GIVEN INFORMATION:
_ _ _ _ _ _ _

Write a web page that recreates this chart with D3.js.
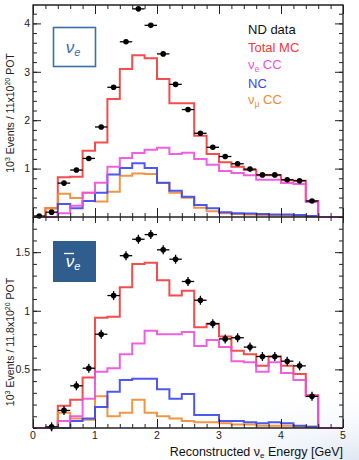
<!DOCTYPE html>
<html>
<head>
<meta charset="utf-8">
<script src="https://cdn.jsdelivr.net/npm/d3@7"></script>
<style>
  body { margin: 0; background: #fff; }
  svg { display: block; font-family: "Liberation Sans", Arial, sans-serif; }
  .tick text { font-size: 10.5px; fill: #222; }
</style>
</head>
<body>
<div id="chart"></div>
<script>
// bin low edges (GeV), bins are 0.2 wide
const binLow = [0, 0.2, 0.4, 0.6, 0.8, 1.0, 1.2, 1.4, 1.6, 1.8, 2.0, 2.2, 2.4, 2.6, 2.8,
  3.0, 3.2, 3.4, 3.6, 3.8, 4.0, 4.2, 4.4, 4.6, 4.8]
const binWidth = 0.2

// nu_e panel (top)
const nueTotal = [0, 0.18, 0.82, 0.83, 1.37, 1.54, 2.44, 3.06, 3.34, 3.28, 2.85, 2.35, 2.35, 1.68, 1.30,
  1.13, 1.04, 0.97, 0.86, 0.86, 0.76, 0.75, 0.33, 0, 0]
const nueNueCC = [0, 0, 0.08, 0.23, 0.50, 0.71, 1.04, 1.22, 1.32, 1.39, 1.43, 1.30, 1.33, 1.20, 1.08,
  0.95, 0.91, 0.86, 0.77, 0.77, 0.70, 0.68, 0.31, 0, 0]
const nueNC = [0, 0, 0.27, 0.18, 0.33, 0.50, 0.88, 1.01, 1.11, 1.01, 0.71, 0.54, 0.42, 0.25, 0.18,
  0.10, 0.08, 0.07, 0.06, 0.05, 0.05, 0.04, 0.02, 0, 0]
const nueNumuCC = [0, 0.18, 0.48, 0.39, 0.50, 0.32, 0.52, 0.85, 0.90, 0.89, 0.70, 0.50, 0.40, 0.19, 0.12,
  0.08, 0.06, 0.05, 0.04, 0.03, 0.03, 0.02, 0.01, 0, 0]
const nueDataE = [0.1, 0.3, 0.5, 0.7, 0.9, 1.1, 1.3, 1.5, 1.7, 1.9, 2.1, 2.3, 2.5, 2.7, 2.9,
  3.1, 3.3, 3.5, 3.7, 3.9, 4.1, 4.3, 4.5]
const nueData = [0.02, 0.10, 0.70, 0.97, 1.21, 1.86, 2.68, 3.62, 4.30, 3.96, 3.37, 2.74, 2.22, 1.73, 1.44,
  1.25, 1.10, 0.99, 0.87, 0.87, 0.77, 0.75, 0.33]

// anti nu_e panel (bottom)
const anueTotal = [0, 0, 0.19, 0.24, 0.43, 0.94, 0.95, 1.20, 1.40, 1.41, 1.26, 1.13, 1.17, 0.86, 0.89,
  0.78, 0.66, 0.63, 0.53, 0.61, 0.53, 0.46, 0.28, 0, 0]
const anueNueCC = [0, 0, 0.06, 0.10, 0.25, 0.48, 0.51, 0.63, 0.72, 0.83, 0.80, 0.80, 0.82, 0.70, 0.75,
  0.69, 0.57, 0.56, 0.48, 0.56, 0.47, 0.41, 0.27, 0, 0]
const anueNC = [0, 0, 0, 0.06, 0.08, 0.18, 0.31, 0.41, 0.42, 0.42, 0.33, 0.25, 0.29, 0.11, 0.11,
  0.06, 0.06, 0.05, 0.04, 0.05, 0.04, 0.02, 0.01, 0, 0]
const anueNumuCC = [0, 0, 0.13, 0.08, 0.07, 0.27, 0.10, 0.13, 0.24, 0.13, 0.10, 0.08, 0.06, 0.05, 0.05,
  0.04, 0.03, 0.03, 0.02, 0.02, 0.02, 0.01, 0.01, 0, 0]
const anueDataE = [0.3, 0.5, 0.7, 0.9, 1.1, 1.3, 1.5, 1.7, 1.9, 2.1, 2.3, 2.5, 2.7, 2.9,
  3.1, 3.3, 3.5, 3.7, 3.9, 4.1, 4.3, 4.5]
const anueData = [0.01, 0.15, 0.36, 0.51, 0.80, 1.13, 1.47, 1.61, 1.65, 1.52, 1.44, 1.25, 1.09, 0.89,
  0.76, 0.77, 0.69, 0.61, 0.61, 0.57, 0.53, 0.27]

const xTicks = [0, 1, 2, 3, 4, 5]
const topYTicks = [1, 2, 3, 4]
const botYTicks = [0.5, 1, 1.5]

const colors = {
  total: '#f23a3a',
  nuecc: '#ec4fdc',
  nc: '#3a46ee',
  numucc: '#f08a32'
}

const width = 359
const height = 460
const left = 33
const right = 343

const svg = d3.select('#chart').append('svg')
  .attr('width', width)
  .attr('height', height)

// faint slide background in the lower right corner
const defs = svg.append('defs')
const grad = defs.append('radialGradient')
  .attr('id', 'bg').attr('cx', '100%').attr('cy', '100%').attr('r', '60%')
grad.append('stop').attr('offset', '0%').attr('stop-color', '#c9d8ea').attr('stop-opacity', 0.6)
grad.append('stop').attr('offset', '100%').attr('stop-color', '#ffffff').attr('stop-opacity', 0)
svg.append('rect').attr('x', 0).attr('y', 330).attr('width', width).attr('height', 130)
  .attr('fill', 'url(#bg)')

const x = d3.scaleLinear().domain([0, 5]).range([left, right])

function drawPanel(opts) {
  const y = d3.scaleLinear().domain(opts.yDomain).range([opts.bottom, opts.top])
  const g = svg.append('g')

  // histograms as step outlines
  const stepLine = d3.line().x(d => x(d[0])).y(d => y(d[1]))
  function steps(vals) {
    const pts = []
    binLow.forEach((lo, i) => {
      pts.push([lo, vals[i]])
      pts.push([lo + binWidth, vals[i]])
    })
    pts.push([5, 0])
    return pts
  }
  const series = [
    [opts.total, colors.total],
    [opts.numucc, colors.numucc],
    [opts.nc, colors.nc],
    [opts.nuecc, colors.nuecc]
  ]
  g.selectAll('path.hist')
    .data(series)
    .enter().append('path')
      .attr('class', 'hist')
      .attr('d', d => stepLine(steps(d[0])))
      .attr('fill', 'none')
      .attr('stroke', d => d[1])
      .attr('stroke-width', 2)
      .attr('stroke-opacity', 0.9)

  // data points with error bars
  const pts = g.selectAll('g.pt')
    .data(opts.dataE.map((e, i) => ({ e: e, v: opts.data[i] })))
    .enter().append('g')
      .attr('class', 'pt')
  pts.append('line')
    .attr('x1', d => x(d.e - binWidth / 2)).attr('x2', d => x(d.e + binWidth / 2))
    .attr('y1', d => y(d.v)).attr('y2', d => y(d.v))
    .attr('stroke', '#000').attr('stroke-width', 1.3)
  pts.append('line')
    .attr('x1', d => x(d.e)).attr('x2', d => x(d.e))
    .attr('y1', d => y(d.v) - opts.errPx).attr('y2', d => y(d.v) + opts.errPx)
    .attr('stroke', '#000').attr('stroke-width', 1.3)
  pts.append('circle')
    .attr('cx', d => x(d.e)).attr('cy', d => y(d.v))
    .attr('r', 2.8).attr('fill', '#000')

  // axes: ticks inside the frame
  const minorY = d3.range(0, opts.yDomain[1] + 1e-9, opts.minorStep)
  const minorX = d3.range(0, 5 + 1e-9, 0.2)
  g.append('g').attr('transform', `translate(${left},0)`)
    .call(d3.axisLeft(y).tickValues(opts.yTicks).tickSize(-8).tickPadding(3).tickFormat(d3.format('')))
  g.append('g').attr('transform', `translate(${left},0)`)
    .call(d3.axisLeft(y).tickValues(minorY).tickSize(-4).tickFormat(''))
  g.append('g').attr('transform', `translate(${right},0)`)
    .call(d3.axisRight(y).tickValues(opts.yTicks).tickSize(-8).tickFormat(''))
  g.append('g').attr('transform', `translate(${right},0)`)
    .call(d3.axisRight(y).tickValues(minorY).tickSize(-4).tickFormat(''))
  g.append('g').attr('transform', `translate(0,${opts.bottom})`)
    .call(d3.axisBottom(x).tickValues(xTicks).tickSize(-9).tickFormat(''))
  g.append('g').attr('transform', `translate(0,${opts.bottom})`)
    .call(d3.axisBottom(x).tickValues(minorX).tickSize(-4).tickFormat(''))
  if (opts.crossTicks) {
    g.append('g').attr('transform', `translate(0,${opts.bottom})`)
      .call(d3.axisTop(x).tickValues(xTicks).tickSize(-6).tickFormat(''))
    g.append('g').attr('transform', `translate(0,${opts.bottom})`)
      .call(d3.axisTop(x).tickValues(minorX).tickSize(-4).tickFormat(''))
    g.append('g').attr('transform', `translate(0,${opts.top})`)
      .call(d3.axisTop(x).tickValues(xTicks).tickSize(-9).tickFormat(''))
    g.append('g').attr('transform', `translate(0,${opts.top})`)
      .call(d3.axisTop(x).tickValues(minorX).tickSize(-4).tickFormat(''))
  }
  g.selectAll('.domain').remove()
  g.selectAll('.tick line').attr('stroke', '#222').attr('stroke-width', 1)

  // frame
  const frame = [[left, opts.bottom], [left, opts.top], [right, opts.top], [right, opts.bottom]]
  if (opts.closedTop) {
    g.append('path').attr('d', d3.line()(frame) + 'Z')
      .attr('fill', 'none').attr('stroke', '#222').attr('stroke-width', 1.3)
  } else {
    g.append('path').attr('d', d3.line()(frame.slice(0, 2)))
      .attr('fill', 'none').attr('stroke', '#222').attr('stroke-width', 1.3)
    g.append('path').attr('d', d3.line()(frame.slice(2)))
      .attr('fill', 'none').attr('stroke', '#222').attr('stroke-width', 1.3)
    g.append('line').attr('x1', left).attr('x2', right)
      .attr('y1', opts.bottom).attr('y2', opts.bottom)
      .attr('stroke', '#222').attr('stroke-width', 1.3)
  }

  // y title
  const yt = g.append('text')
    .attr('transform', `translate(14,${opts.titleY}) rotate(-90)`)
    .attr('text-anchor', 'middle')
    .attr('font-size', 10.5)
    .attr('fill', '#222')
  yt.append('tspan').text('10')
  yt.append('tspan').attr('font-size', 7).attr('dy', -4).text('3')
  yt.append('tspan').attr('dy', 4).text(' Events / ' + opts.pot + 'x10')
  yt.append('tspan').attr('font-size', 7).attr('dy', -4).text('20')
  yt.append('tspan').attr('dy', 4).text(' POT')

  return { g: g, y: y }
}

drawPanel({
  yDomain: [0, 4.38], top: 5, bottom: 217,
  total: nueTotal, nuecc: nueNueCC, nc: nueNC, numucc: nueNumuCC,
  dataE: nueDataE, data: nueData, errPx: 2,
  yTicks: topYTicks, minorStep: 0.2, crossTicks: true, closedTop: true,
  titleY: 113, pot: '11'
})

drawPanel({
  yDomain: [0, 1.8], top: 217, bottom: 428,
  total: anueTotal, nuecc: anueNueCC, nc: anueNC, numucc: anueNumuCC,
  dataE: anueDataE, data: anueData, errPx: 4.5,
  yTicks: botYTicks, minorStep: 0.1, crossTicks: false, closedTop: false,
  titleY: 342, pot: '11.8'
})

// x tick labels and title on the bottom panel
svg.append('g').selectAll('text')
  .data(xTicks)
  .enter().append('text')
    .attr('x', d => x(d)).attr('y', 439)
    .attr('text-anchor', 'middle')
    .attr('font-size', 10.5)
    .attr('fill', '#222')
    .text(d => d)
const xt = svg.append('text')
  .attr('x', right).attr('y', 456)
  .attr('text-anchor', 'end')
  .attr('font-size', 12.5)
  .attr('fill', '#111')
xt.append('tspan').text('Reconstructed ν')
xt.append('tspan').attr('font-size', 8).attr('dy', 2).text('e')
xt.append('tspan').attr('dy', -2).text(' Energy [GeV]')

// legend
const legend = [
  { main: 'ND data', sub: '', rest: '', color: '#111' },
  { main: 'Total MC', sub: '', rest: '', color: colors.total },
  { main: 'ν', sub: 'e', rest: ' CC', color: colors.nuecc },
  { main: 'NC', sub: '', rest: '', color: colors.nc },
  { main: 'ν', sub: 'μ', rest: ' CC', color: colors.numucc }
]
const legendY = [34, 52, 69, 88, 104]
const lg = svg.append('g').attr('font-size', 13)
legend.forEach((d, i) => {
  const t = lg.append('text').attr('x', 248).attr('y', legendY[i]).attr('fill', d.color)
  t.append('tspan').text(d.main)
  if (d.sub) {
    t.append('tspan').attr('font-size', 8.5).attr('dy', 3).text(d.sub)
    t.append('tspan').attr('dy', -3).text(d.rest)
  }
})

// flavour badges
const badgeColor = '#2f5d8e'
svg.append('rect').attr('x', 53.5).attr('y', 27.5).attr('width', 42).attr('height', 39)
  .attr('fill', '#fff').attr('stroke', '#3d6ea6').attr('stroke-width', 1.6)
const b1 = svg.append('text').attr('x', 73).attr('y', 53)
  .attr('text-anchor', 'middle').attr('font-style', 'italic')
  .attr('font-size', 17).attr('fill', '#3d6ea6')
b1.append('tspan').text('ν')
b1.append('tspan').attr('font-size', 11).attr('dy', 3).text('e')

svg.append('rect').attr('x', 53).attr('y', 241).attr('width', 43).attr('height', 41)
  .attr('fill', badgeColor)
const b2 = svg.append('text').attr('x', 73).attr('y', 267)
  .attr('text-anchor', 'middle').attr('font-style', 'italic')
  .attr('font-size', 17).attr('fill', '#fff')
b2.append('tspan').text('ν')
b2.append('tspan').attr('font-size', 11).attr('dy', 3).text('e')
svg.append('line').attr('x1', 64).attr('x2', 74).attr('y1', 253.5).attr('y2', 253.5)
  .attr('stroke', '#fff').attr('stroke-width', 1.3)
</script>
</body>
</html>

_ _ _ _ _ _ _

EXERCISE BRIEF:
In the data above, please extract the lines from the first one through the line with "const binWidth = 0.2", exactly, and keep pictures out.

RESULT OF THE TASK:
Write a web page that recreates this chart with D3.js.
<!DOCTYPE html>
<html>
<head>
<meta charset="utf-8">
<script src="https://cdn.jsdelivr.net/npm/d3@7"></script>
<style>
  body { margin: 0; background: #fff; }
  svg { display: block; font-family: "Liberation Sans", Arial, sans-serif; }
  .tick text { font-size: 10.5px; fill: #222; }
</style>
</head>
<body>
<div id="chart"></div>
<script>
// bin low edges (GeV), bins are 0.2 wide
const binLow = [0, 0.2, 0.4, 0.6, 0.8, 1.0, 1.2, 1.4, 1.6, 1.8, 2.0, 2.2, 2.4, 2.6, 2.8,
  3.0, 3.2, 3.4, 3.6, 3.8, 4.0, 4.2, 4.4, 4.6, 4.8]
const binWidth = 0.2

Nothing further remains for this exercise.